Just wanted you to know – I usually get these by email. Today I had to read it on the site because the email format was messed up somehow, and the ends of the lines were not present. As far as the story goes – I battle with periodic depression, and I went through a time, many years ago, when I actually researched suicide and chose my method. I obviously didn’t go through with my plans, and I have found ways to help me cope with my periodic “slumps” – counseling, exercise, and writing being the methods I use most frequently – but having been close enough to actually research it, I understand some of the despair that people have felt. It can often feel as though there is no light, no hope, no encouragement, nothing worth anything to live for. While it is true that things can be difficult, the no hope, etc., is a false narrative. But when you are in the depths of depression and despair, that is all you see.
“When the Shadow Sees the Sun; Creatives surviving Depression” is the name of a benefit book available on Amazon. It is a collection of short stories, essays, and poems from writers who have dealt with or are dealing with depression. The book is dedicated to Logan Masterson, a talented writer who lost his battle with depression, and published by Pro Se Press. We all donated our works, and all profit goes to suicide prevention.
This story reminds me of an incident my junior year in high school.
I entered the building one Monday morning at my usual arrival time. This was early 90’s, pre-Columbine, so you could enter anywhere. I usually entered at a corridor housing the gym, auditorium, and cafeteria.
As soon as I stepped through the second set of doors in the vestibule, I knew something was wrong. Normally, by the time I arrive, there’s lots of energy and activity and noise echoing down this corridor from the classroom wings at either end. That day, it was muted.
The other thing that caught my attention was our junior class guidance counselor calmly seated at a bench along the corridor. So naturally I asked him what was going on. (This was of course, pre-social media and the nascent beginnings of the public internet.)

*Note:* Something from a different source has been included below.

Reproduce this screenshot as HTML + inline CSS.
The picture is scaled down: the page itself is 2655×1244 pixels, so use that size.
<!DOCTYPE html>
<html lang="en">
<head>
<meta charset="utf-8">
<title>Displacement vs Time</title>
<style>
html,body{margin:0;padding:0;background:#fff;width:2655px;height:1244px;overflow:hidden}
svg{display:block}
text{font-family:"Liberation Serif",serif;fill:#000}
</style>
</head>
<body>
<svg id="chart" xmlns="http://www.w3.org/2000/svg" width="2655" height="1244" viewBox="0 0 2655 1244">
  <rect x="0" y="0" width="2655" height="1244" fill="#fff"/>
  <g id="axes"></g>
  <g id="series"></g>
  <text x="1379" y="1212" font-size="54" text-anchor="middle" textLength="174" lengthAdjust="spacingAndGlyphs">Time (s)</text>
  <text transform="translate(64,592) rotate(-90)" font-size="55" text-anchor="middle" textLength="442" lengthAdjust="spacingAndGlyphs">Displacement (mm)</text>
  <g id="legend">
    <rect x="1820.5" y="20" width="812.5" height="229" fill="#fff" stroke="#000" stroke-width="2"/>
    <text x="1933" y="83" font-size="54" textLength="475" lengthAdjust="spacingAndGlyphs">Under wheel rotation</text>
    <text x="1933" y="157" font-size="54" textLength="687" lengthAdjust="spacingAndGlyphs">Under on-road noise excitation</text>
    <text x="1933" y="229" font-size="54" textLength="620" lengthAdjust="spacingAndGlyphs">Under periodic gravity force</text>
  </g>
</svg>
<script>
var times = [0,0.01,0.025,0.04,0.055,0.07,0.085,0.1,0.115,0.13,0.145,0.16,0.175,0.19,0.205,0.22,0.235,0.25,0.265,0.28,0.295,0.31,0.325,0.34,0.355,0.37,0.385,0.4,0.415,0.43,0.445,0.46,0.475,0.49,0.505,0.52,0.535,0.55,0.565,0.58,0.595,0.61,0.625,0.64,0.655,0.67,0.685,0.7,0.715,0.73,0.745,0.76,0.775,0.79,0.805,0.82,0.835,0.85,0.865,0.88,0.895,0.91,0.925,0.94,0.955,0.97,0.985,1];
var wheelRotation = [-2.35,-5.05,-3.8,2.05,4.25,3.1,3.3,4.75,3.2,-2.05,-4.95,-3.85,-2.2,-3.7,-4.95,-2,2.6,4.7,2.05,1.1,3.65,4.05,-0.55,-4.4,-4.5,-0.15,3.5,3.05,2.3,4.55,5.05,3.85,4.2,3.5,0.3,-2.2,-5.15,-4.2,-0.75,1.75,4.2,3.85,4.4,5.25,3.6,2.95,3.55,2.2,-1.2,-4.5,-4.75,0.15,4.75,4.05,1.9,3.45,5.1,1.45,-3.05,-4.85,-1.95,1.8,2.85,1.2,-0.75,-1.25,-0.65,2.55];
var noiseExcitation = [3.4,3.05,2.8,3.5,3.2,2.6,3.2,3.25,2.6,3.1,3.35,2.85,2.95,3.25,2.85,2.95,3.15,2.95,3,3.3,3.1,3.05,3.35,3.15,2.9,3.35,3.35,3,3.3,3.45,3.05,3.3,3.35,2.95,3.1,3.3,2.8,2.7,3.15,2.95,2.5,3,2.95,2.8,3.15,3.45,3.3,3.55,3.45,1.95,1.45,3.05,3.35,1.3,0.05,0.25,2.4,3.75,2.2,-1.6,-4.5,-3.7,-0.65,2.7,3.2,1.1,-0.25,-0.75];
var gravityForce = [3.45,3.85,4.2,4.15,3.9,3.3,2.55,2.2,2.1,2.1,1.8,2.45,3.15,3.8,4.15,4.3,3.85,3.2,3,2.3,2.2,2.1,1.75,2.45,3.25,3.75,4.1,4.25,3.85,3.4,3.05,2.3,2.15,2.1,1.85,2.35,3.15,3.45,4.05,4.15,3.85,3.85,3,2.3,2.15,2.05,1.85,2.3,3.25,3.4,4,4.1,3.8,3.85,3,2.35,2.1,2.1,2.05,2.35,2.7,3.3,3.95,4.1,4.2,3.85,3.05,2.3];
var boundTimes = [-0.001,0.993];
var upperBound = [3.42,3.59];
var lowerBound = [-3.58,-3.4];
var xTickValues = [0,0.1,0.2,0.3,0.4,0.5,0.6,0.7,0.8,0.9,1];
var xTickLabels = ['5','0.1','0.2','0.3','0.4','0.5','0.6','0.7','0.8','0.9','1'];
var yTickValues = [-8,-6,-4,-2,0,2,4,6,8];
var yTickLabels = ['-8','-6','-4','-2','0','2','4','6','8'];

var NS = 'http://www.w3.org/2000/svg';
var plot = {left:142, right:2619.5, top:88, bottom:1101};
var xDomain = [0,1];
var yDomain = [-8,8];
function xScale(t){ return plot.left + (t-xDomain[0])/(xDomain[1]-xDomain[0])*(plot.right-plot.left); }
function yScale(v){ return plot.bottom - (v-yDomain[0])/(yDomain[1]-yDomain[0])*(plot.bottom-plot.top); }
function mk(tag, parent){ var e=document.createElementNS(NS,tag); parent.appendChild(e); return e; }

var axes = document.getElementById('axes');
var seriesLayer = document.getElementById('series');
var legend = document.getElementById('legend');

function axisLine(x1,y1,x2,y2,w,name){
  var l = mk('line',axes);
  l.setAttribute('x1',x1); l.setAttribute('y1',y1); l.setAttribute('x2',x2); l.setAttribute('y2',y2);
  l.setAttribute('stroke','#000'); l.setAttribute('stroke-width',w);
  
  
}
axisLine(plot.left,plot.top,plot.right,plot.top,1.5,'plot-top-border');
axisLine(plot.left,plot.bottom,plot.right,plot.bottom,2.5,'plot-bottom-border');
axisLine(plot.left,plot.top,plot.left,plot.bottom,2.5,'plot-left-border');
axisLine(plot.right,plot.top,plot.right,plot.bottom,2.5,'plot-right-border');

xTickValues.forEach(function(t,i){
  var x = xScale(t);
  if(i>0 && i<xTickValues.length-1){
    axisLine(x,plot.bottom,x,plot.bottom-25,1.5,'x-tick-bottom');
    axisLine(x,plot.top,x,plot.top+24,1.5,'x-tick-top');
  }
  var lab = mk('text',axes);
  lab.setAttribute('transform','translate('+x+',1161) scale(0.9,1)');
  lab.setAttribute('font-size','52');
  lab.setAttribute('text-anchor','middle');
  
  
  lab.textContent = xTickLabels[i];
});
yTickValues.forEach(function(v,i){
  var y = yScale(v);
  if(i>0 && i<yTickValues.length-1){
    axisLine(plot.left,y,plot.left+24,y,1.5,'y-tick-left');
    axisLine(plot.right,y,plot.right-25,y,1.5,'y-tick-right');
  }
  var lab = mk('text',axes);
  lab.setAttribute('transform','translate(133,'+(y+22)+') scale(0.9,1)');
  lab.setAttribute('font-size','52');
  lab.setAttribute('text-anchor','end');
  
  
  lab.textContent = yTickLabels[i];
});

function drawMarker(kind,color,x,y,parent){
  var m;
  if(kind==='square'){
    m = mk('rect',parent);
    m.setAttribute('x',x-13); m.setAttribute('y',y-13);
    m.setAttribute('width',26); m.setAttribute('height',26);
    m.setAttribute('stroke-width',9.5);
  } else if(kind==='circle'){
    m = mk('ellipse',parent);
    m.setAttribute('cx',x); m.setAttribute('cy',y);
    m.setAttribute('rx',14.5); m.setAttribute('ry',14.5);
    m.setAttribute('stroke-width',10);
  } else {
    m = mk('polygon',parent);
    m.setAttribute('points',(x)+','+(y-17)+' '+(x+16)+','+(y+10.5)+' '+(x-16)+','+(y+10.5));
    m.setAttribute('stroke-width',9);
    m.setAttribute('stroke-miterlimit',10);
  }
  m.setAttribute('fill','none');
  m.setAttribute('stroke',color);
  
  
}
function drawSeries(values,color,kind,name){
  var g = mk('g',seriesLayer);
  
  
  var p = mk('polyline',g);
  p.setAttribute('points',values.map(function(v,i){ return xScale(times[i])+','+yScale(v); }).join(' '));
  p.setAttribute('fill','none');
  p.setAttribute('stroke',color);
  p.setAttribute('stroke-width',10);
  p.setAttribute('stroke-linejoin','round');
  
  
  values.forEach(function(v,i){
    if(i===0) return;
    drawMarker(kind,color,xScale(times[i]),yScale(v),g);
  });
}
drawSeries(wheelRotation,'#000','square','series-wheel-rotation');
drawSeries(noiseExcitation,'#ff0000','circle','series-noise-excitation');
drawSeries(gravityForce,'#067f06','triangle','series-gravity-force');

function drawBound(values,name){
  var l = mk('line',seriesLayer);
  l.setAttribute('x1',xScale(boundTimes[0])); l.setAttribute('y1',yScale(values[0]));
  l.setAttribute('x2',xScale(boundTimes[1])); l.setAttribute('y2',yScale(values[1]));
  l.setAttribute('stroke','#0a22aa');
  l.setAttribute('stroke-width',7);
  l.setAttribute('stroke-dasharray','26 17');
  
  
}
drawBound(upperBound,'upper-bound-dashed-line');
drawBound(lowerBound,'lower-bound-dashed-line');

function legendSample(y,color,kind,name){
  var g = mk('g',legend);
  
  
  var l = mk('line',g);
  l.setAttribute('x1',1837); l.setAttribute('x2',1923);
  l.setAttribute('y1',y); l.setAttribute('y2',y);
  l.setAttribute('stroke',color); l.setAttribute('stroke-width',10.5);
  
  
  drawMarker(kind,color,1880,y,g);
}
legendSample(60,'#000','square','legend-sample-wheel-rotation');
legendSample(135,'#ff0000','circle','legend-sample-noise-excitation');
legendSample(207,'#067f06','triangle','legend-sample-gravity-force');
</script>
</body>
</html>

One of my junior classmates, not one I knew well, had committed suicide over the weekend. It was prom season, and my classmates’s girlfriend was a photographer’s assistant who was killed by a drunk driver coming home from working a county school’s prom just a week or two early. Aannnddd, we had just had the pre-prom don’t-drink-and-drive warning via a staged crash, which was far too close to home for him to bear. I remember seeing him upset and walking away early from the presentation.
I was saddened to hear the news, but not grief-stricken enough to seek counseling. I do remember that classes became less effective as other students dropped out of class to grieve at home or take advantage of what counselors were there. And the overall mood wasn’t conducive to learning that day.
I did not need them that day, but our counselors were on the ball just like those at the author’s high school.